>> BEGIN

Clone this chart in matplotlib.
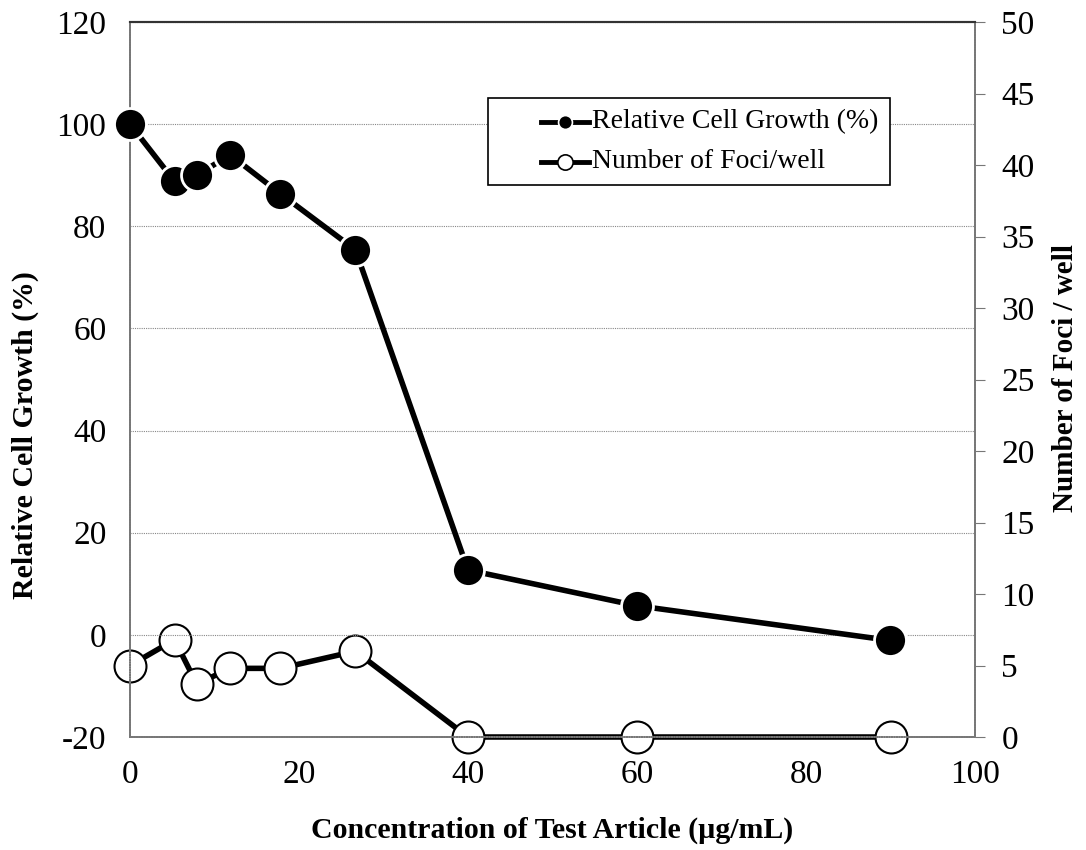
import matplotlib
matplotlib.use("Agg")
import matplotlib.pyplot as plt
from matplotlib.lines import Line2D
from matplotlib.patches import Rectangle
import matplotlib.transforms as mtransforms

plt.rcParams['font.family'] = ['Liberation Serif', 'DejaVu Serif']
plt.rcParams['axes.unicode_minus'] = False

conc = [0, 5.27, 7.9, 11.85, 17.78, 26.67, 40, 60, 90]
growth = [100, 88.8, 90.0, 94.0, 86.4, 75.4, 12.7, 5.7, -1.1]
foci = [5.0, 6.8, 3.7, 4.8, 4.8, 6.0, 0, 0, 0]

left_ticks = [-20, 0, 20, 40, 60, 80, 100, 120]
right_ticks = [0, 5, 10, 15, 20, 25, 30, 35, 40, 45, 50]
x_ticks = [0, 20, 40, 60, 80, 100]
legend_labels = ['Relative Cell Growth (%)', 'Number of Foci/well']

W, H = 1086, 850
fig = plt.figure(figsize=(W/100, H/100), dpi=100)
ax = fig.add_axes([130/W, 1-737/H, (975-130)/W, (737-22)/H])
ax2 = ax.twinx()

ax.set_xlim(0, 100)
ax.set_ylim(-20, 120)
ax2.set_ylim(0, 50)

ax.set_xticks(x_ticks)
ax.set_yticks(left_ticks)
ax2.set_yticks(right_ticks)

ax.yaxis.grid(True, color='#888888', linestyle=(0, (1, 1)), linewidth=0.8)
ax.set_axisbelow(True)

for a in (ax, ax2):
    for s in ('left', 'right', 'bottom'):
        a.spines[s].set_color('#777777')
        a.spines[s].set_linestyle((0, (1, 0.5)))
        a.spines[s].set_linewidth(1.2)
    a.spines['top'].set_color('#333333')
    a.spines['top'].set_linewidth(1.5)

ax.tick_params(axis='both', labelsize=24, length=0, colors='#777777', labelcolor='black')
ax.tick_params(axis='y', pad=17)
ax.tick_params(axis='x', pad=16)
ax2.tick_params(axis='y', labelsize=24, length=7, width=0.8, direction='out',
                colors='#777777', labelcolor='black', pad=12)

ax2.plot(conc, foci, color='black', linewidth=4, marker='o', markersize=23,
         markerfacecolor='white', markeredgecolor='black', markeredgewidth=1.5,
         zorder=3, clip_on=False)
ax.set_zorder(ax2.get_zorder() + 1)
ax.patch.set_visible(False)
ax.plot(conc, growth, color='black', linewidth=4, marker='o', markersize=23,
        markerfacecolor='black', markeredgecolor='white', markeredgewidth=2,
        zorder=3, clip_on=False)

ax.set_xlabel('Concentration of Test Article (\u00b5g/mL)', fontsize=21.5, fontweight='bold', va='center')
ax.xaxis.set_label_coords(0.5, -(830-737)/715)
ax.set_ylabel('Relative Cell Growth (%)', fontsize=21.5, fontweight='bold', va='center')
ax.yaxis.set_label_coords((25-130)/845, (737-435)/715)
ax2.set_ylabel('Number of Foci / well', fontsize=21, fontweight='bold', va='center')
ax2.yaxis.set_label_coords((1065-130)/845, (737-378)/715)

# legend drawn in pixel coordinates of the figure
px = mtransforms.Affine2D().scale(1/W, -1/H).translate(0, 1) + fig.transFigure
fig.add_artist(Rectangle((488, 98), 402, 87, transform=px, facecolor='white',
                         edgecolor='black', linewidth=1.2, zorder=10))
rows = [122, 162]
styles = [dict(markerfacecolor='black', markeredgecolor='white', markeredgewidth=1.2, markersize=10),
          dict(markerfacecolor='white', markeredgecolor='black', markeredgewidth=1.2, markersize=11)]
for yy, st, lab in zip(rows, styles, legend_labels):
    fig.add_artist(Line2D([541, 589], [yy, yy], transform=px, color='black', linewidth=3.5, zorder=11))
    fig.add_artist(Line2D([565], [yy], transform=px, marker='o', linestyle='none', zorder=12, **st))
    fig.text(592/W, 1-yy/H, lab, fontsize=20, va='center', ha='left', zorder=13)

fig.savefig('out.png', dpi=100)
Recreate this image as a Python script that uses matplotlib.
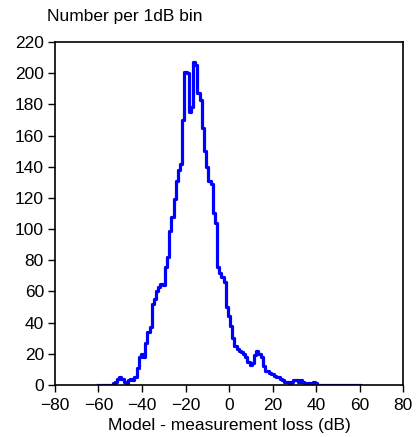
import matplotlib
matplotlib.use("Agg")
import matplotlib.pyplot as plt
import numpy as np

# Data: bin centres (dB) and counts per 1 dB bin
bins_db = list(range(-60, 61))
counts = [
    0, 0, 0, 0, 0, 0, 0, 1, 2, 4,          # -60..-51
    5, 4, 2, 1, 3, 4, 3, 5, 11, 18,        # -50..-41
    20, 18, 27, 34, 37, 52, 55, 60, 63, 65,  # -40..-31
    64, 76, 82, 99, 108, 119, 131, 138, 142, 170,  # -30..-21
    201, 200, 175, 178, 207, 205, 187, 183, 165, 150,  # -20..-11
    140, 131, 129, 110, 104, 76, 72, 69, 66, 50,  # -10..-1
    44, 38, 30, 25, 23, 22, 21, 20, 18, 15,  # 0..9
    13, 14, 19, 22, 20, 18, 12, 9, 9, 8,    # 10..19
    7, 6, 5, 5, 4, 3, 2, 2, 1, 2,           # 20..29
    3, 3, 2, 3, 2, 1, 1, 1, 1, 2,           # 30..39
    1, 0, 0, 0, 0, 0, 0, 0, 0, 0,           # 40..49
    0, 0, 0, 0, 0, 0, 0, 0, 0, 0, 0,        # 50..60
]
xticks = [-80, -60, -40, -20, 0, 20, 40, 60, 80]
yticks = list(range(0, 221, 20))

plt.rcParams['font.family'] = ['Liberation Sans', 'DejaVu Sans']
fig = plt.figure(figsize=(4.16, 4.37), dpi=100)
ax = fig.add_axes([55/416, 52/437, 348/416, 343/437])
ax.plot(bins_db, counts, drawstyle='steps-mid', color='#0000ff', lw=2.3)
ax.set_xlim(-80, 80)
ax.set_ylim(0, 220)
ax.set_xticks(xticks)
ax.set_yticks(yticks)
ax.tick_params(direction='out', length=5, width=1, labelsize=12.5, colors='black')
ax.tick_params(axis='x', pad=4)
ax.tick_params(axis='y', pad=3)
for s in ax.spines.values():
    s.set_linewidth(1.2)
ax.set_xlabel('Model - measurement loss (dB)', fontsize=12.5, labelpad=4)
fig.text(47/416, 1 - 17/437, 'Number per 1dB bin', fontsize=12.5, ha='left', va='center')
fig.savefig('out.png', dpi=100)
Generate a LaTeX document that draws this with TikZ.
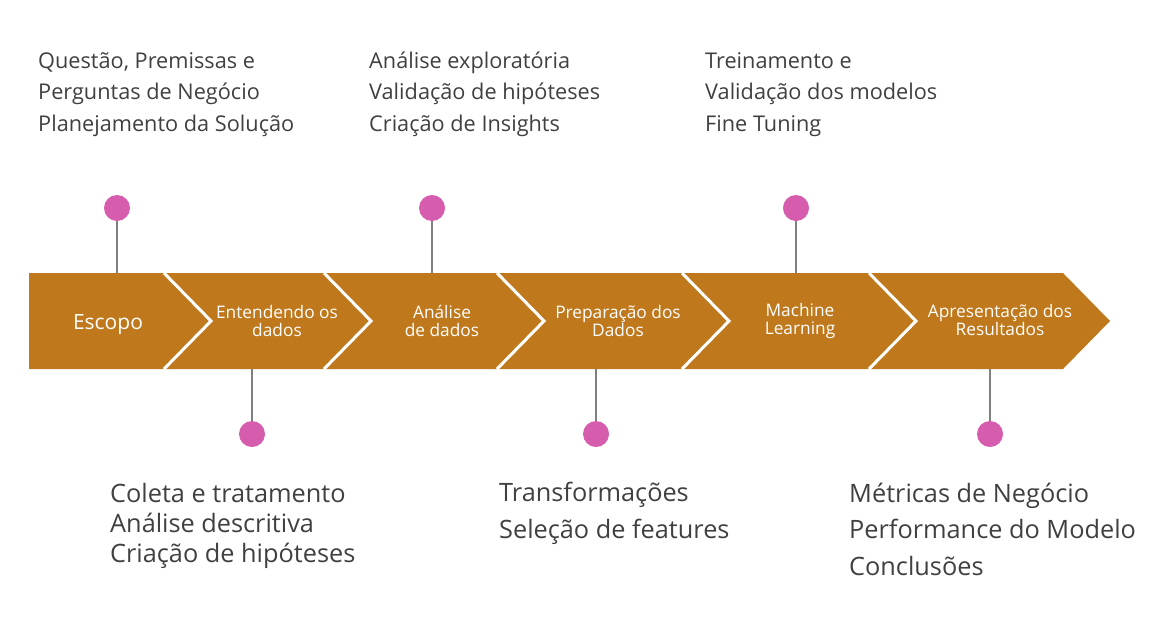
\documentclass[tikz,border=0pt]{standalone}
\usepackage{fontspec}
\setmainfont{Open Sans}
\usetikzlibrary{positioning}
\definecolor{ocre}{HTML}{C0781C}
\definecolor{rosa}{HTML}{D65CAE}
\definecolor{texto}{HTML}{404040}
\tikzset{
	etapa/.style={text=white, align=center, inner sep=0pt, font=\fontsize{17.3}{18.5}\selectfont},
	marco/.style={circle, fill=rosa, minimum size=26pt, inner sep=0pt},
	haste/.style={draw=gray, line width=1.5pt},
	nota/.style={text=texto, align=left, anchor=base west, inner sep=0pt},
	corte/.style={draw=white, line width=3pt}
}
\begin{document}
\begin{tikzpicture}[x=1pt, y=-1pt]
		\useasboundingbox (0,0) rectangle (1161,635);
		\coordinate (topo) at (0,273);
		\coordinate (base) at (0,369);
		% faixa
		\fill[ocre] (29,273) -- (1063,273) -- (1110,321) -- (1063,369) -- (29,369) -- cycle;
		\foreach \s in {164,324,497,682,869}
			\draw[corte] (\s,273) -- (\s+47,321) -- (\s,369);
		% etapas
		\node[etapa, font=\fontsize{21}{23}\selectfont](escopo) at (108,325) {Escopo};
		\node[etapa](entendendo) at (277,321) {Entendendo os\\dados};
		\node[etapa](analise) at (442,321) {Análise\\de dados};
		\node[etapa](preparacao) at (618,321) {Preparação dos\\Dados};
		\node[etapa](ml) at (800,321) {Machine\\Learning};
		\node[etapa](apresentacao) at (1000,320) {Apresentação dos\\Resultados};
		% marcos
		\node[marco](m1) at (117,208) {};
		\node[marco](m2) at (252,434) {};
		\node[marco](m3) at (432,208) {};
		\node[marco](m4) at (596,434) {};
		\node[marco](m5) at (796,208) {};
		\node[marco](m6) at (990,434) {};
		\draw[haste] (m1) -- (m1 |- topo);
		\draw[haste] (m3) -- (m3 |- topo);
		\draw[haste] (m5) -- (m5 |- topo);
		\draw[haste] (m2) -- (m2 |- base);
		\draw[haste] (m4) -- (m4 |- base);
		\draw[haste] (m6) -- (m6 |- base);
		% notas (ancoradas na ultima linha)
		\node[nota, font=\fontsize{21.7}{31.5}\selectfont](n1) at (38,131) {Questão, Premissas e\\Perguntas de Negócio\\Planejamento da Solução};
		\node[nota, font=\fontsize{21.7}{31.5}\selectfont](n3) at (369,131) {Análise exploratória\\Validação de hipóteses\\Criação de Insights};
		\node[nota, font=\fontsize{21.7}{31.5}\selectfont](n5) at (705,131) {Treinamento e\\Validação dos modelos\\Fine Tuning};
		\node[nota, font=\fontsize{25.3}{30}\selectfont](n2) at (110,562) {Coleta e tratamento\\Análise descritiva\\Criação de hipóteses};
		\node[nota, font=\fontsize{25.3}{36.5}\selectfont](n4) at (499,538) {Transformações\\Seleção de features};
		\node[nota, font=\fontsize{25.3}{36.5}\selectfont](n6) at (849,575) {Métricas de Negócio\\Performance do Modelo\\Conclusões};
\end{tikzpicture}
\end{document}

>> END

- _Problem_:
Skip the pictures, please, and transcribe only the lines from the beginning of the material through the one that contains "a.spines['top'].set_linewidth(1.5)".

- _Finished task_:
Clone this chart in matplotlib.
import matplotlib
matplotlib.use("Agg")
import matplotlib.pyplot as plt
from matplotlib.lines import Line2D
from matplotlib.patches import Rectangle
import matplotlib.transforms as mtransforms

plt.rcParams['font.family'] = ['Liberation Serif', 'DejaVu Serif']
plt.rcParams['axes.unicode_minus'] = False

conc = [0, 5.27, 7.9, 11.85, 17.78, 26.67, 40, 60, 90]
growth = [100, 88.8, 90.0, 94.0, 86.4, 75.4, 12.7, 5.7, -1.1]
foci = [5.0, 6.8, 3.7, 4.8, 4.8, 6.0, 0, 0, 0]

left_ticks = [-20, 0, 20, 40, 60, 80, 100, 120]
right_ticks = [0, 5, 10, 15, 20, 25, 30, 35, 40, 45, 50]
x_ticks = [0, 20, 40, 60, 80, 100]
legend_labels = ['Relative Cell Growth (%)', 'Number of Foci/well']

W, H = 1086, 850
fig = plt.figure(figsize=(W/100, H/100), dpi=100)
ax = fig.add_axes([130/W, 1-737/H, (975-130)/W, (737-22)/H])
ax2 = ax.twinx()

ax.set_xlim(0, 100)
ax.set_ylim(-20, 120)
ax2.set_ylim(0, 50)

ax.set_xticks(x_ticks)
ax.set_yticks(left_ticks)
ax2.set_yticks(right_ticks)

ax.yaxis.grid(True, color='#888888', linestyle=(0, (1, 1)), linewidth=0.8)
ax.set_axisbelow(True)

for a in (ax, ax2):
    for s in ('left', 'right', 'bottom'):
        a.spines[s].set_color('#777777')
        a.spines[s].set_linestyle((0, (1, 0.5)))
        a.spines[s].set_linewidth(1.2)
    a.spines['top'].set_color('#333333')
    a.spines['top'].set_linewidth(1.5)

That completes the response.